Copy out each line of the material in which the word "that" appears.

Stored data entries
⁂

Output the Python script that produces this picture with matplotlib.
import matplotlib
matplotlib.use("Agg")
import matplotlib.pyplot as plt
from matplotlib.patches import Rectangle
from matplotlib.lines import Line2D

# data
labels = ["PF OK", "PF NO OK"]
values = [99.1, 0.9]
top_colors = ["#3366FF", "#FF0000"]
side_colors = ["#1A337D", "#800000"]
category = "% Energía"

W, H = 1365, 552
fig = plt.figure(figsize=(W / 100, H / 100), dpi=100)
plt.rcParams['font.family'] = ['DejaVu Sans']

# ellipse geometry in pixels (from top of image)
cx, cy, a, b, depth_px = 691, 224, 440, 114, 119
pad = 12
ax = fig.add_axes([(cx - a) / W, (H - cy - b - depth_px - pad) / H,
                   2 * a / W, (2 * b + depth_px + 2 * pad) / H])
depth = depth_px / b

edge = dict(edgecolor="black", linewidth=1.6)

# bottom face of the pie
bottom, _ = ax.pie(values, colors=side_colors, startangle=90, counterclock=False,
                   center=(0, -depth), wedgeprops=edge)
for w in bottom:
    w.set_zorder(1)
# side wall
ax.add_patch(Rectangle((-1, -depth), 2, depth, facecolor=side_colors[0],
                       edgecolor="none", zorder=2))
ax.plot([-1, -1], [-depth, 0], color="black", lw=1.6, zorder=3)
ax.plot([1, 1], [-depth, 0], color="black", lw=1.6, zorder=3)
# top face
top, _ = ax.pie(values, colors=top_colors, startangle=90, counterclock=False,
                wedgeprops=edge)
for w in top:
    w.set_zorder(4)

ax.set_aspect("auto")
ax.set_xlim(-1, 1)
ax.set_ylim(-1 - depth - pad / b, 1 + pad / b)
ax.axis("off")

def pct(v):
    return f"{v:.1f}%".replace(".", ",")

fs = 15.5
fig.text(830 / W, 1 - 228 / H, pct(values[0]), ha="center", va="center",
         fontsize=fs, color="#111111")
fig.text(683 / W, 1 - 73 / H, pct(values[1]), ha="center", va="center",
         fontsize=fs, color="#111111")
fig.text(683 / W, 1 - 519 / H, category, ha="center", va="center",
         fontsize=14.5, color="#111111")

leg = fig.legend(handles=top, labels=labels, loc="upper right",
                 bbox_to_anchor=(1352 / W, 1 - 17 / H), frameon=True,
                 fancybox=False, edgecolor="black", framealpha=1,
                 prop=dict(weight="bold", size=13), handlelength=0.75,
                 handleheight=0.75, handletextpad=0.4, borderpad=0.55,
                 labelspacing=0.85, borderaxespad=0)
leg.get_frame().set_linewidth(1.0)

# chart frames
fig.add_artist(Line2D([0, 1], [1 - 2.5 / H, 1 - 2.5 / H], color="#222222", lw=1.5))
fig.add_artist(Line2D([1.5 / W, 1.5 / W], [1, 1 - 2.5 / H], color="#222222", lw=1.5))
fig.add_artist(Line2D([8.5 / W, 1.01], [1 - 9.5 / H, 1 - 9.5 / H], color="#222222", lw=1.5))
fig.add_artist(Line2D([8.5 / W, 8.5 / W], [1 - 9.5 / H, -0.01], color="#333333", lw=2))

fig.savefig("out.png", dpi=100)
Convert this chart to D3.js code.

⁂

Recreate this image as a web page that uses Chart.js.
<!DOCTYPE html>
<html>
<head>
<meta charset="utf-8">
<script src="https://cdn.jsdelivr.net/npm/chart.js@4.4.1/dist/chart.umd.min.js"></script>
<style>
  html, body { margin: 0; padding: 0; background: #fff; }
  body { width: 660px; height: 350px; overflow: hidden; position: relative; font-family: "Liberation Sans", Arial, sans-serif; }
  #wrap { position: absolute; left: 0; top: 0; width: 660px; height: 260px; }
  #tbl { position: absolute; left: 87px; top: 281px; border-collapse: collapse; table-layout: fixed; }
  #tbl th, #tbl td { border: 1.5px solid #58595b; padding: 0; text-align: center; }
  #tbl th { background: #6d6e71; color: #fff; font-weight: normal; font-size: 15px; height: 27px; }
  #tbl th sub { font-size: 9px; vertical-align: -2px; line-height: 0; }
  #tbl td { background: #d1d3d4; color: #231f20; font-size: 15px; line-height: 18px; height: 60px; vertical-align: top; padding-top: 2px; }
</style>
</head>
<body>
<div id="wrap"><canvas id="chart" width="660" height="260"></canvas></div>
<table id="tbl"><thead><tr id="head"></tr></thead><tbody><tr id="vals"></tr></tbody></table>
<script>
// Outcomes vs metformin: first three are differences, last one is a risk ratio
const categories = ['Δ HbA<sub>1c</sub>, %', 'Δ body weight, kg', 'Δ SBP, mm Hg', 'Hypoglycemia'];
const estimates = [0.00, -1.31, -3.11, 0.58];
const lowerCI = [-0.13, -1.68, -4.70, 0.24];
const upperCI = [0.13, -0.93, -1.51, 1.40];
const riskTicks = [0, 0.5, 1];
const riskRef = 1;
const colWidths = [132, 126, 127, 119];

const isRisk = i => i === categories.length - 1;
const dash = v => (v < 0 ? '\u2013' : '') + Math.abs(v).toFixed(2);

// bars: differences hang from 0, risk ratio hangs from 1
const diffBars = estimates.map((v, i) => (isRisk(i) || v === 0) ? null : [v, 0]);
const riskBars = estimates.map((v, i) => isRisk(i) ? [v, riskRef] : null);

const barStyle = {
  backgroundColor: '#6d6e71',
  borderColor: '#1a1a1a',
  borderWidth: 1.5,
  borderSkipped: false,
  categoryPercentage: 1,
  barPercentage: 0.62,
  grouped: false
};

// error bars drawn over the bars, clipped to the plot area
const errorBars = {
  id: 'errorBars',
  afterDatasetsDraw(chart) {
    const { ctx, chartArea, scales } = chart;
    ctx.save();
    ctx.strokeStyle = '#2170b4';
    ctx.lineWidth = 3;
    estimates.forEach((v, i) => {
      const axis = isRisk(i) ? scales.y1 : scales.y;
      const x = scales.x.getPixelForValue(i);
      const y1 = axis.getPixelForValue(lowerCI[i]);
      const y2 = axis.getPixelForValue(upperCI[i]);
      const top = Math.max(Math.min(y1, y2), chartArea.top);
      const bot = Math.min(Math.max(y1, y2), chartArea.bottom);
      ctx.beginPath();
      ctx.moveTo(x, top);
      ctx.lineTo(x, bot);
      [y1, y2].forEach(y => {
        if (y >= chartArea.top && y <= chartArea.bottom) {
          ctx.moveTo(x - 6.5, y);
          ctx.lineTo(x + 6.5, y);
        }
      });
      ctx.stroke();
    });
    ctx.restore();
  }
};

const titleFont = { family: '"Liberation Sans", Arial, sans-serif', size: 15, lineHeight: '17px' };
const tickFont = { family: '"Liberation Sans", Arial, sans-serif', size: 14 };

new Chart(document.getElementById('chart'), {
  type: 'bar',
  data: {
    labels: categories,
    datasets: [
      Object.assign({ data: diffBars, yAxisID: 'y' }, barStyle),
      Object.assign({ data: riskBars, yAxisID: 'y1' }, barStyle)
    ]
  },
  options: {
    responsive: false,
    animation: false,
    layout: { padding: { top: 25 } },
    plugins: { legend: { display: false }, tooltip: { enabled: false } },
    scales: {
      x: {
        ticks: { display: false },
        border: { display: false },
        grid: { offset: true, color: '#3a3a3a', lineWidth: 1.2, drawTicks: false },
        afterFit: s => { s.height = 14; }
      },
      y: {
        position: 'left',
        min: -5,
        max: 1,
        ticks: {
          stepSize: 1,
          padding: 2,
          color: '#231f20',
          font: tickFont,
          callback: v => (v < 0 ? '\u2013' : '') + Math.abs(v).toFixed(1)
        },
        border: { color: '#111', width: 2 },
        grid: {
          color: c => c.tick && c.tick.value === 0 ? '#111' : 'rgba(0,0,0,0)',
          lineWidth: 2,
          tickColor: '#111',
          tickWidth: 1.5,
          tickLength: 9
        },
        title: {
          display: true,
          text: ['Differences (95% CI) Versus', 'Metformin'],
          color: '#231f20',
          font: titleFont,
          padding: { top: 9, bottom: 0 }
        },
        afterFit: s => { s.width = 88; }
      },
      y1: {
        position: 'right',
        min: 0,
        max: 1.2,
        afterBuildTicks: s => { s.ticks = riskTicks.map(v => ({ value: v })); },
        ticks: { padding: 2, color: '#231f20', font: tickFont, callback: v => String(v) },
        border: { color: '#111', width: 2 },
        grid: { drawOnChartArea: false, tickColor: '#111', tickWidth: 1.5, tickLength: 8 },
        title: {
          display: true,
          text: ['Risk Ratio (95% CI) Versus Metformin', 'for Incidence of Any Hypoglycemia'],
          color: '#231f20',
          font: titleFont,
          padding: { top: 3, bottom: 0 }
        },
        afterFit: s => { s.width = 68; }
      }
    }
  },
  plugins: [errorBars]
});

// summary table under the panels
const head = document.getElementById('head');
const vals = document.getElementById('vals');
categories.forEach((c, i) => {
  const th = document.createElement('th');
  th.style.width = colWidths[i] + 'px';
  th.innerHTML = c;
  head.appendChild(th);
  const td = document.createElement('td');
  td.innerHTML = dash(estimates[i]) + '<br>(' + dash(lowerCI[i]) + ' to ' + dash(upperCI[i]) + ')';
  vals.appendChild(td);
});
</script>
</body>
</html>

⁂

CORRECT RESPONSE –
Output the Python script that produces this picture with matplotlib.
Recreate this image as a web page that uses Chart.js.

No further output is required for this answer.